Some time ago, I asked three questions of Credit Managers...
This was an effort to determine how CM’s can make themselves
indispensible to employers and what gives them a buzz out of turning up each
morning?
·
How do you influence the overall gross margin
your company achieves? (and no, I don’t
mean by getting paid quickly, ESD, borrowing less or sustaining less bad debt)
·
How can you influence what products your company
makes or sells and into which markets?
·
How can you actively increase sales without
directly attributing this to increased credit lines?
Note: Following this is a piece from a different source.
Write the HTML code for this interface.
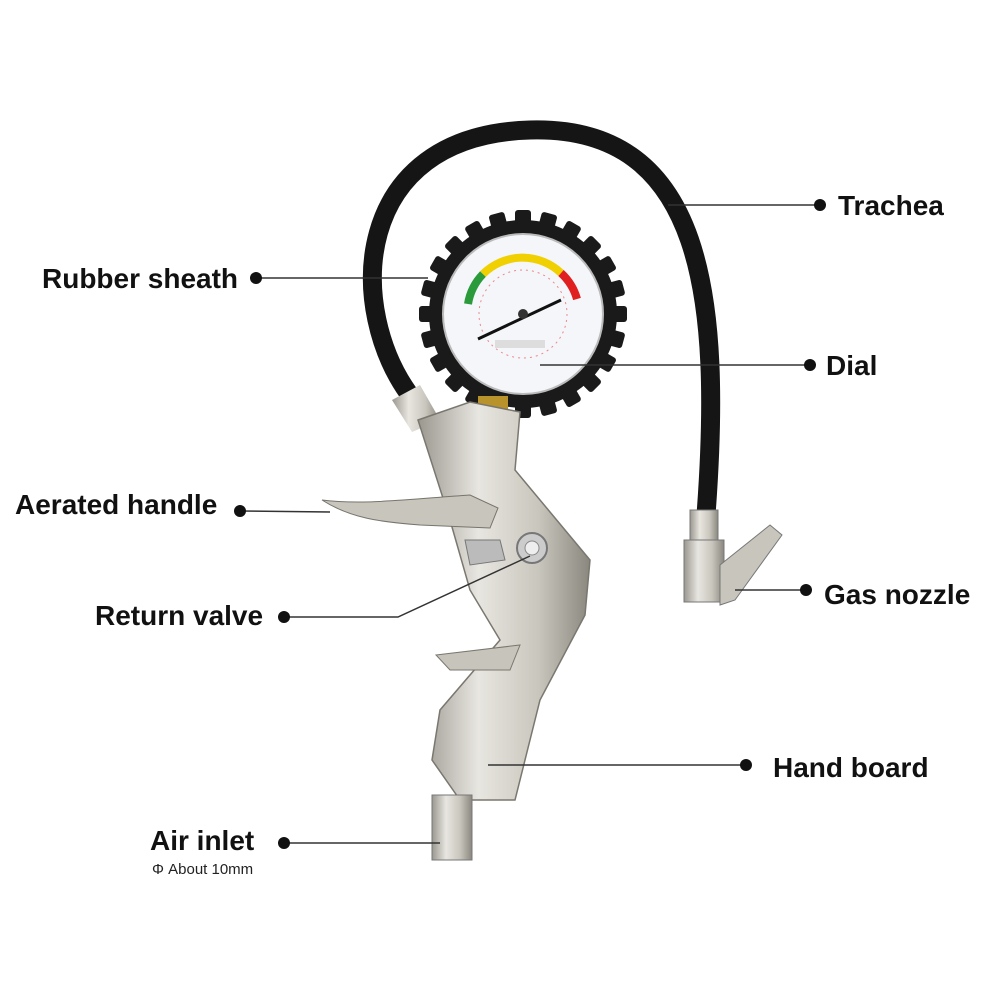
<!DOCTYPE html>
<html><head><meta charset="utf-8"><style>
html,body{margin:0;padding:0;background:#fff;}
svg{display:block}
text{font-family:"Liberation Sans",sans-serif;}
.l{font-weight:bold;font-size:28px;fill:#111;}
</style></head><body>
<svg width="1002" height="1002" viewBox="0 0 1002 1002" xmlns="http://www.w3.org/2000/svg">
<defs>
<linearGradient id="metal" x1="0" y1="0" x2="1" y2="0">
<stop offset="0" stop-color="#9a978f"/><stop offset="0.35" stop-color="#e8e6e0"/><stop offset="0.7" stop-color="#c9c6bd"/><stop offset="1" stop-color="#8a877f"/>
</linearGradient>
</defs>
<!-- hose -->
<path d="M412,398 C345,310 350,135 530,130 C705,125 722,300 706,515" fill="none" stroke="#151515" stroke-width="19" stroke-linecap="round"/>
<!-- gauge teeth -->
<g transform="translate(523,314)">
<circle r="94" fill="#1a1a1a"/>
<g fill="#1a1a1a">
<rect x="-8" y="-104" width="16" height="20" rx="3" transform="rotate(0)"/>
<rect x="-8" y="-104" width="16" height="20" rx="3" transform="rotate(15)"/>
<rect x="-8" y="-104" width="16" height="20" rx="3" transform="rotate(30)"/>
<rect x="-8" y="-104" width="16" height="20" rx="3" transform="rotate(45)"/>
<rect x="-8" y="-104" width="16" height="20" rx="3" transform="rotate(60)"/>
<rect x="-8" y="-104" width="16" height="20" rx="3" transform="rotate(75)"/>
<rect x="-8" y="-104" width="16" height="20" rx="3" transform="rotate(90)"/>
<rect x="-8" y="-104" width="16" height="20" rx="3" transform="rotate(105)"/>
<rect x="-8" y="-104" width="16" height="20" rx="3" transform="rotate(120)"/>
<rect x="-8" y="-104" width="16" height="20" rx="3" transform="rotate(135)"/>
<rect x="-8" y="-104" width="16" height="20" rx="3" transform="rotate(150)"/>
<rect x="-8" y="-104" width="16" height="20" rx="3" transform="rotate(165)"/>
<rect x="-8" y="-104" width="16" height="20" rx="3" transform="rotate(180)"/>
<rect x="-8" y="-104" width="16" height="20" rx="3" transform="rotate(195)"/>
<rect x="-8" y="-104" width="16" height="20" rx="3" transform="rotate(210)"/>
<rect x="-8" y="-104" width="16" height="20" rx="3" transform="rotate(225)"/>
<rect x="-8" y="-104" width="16" height="20" rx="3" transform="rotate(240)"/>
<rect x="-8" y="-104" width="16" height="20" rx="3" transform="rotate(255)"/>
<rect x="-8" y="-104" width="16" height="20" rx="3" transform="rotate(270)"/>
<rect x="-8" y="-104" width="16" height="20" rx="3" transform="rotate(285)"/>
<rect x="-8" y="-104" width="16" height="20" rx="3" transform="rotate(300)"/>
<rect x="-8" y="-104" width="16" height="20" rx="3" transform="rotate(315)"/>
<rect x="-8" y="-104" width="16" height="20" rx="3" transform="rotate(330)"/>
<rect x="-8" y="-104" width="16" height="20" rx="3" transform="rotate(345)"/>
</g>
<circle r="80" fill="#f4f6fa" stroke="#bbb" stroke-width="2"/>
<path d="M-55,-10 A56,56 0 0 1 -40,-40" fill="none" stroke="#2a9a3a" stroke-width="8"/>
<path d="M-40,-40 A56,56 0 0 1 38,-41" fill="none" stroke="#f0d000" stroke-width="8"/>
<path d="M38,-41 A56,56 0 0 1 54,-15" fill="none" stroke="#e02020" stroke-width="8"/>
<circle r="44" fill="none" stroke="#e88" stroke-width="1" stroke-dasharray="2 4"/>
<line x1="-45" y1="25" x2="38" y2="-14" stroke="#111" stroke-width="3"/>
<circle r="5" fill="#333"/>
<rect x="-28" y="26" width="50" height="8" fill="#ddd"/>
</g>
<rect x="478" y="396" width="30" height="24" fill="#b8922a"/>
<path d="M392,400 L420,385 L440,420 L412,432 Z" fill="url(#metal)"/>
<path d="M418,420 L470,402 L520,412 L515,470 L590,560 L585,615 L540,700 L515,800 L460,800 L432,760 L440,710 L500,640 L470,590 L450,520 Z" fill="url(#metal)" stroke="#7a776f" stroke-width="1.5"/>
<path d="M436,655 L520,645 L510,670 L450,670 Z" fill="#c7c4bb" stroke="#7a776f"/>
<path d="M322,500 C360,505 400,500 470,495 L498,508 L490,528 L420,525 C380,522 350,518 322,500 Z" fill="#c8c5bd" stroke="#77746c"/>
<circle cx="532" cy="548" r="15" fill="#ccc" stroke="#777" stroke-width="2"/>
<circle cx="532" cy="548" r="7" fill="#eee" stroke="#888"/>
<path d="M465,540 L500,540 L505,560 L470,565 Z" fill="#bbb" stroke="#777"/>
<rect x="432" y="795" width="40" height="65" fill="url(#metal)" stroke="#777"/>
<rect x="690" y="510" width="28" height="30" fill="url(#metal)" stroke="#777"/>
<rect x="684" y="540" width="40" height="62" fill="url(#metal)" stroke="#777"/>
<path d="M720,565 L770,525 L782,535 L735,600 L720,605 Z" fill="#c8c5bd" stroke="#777"/>
<g stroke="#333" stroke-width="1.5" fill="none">
<line x1="668" y1="205" x2="820" y2="205"/>
<line x1="256" y1="278" x2="428" y2="278"/>
<line x1="540" y1="365" x2="810" y2="365"/>
<line x1="240" y1="511" x2="330" y2="512"/>
<polyline points="284,617 398,617 530,556"/>
<line x1="735" y1="590" x2="806" y2="590"/>
<line x1="488" y1="765" x2="746" y2="765"/>
<line x1="284" y1="843" x2="440" y2="843"/>
</g>
<g fill="#111">
<circle cx="820" cy="205" r="6"/><circle cx="256" cy="278" r="6"/><circle cx="810" cy="365" r="6"/>
<circle cx="240" cy="511" r="6"/><circle cx="284" cy="617" r="6"/><circle cx="806" cy="590" r="6"/>
<circle cx="746" cy="765" r="6"/><circle cx="284" cy="843" r="6"/>
</g>
<text class="l" x="838" y="215">Trachea</text>
<text class="l" x="42" y="288">Rubber sheath</text>
<text class="l" x="826" y="375">Dial</text>
<text class="l" x="15" y="514">Aerated handle</text>
<text class="l" x="95" y="625">Return valve</text>
<text class="l" x="824" y="604">Gas nozzle</text>
<text class="l" x="773" y="777">Hand board</text>
<text class="l" x="150" y="850">Air inlet</text>
<text x="152" y="874" font-size="15" fill="#222">Φ About 10mm</text>
</svg>
</body></html>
In almost all cases, the response was common and sadly I
have to say, expected. Answers spoke of vetting clients correctly, setting the
right lines, dealing with disputes effectively (thereby allowing more orders
out of the door), offering discounts and collecting money to terms efficiently,
freeing up credit lines. Others spoke to providing funding to accommodate deals
or security obtained.
While these answers are correct, they are staple diet functions that do not make
you any different to thousands of others. My questions were deliberately aimed to see
how many CM’s were actively engaging in expanded roles and wielding greater
influence; in other words what do they currently do or would like to do in
order to be viewed a critical member of middle or senior management, one who is
the last to be axed or shown the door?
Let me provide a sample of answers I was looking for.
How do you influence
the overall gross margin your company achieves?
‘I see variable
movements within receivables ledgers, greater emphasis on trade with larger
clients (some of who may be of higher risk) and lessening trade with a vast
swathe of SME clients where margins are normally much healthier, leading to an
overall erosion in gross margin. I see vast unused credit line values and lost
business. I provide this type of information within monthly reports to Sales
and senior management and force engagement, action and follow-up’.
How can you influence
what products your company makes or sells and into which markets?
‘I have at my
fingertips data across our supplier and client base that shows who is
performing well and who is not and what activity they engage in or are moving
to. I see trends in business flow, emerging markets and margin movements that
are invaluable to my organisation and I ensure special reports are circulated
internally’.
How can you actively
increase sales without directly attributing this to increased credit lines?
‘I can see lost
business, static or reducing active receivables accounts, diminishing business
volumes generally or by account, margin erosion, un-necessary expense and
online client enquiries and applications that do not trade. I have average debt
values across receivables and easily compute the effect on business volumes by
increasing active debtor accounts each month or containing decline. I include
such reports with monthly reporting’.
Arguing that many of these functions should be Sales or
marketing activities will not wash. Business activities are under intense
pressures to perform and more often than not Sales departments are too steeped
in working with spreadsheets and ever-increasing targets offering Sales
managers little scope for staff management and analysis. Marketing, as an
activity invariably bears the brunt of cuts before anyone else and faces
enormous challenges in the face of global markets and brand awareness. They
could all do with any help they can get.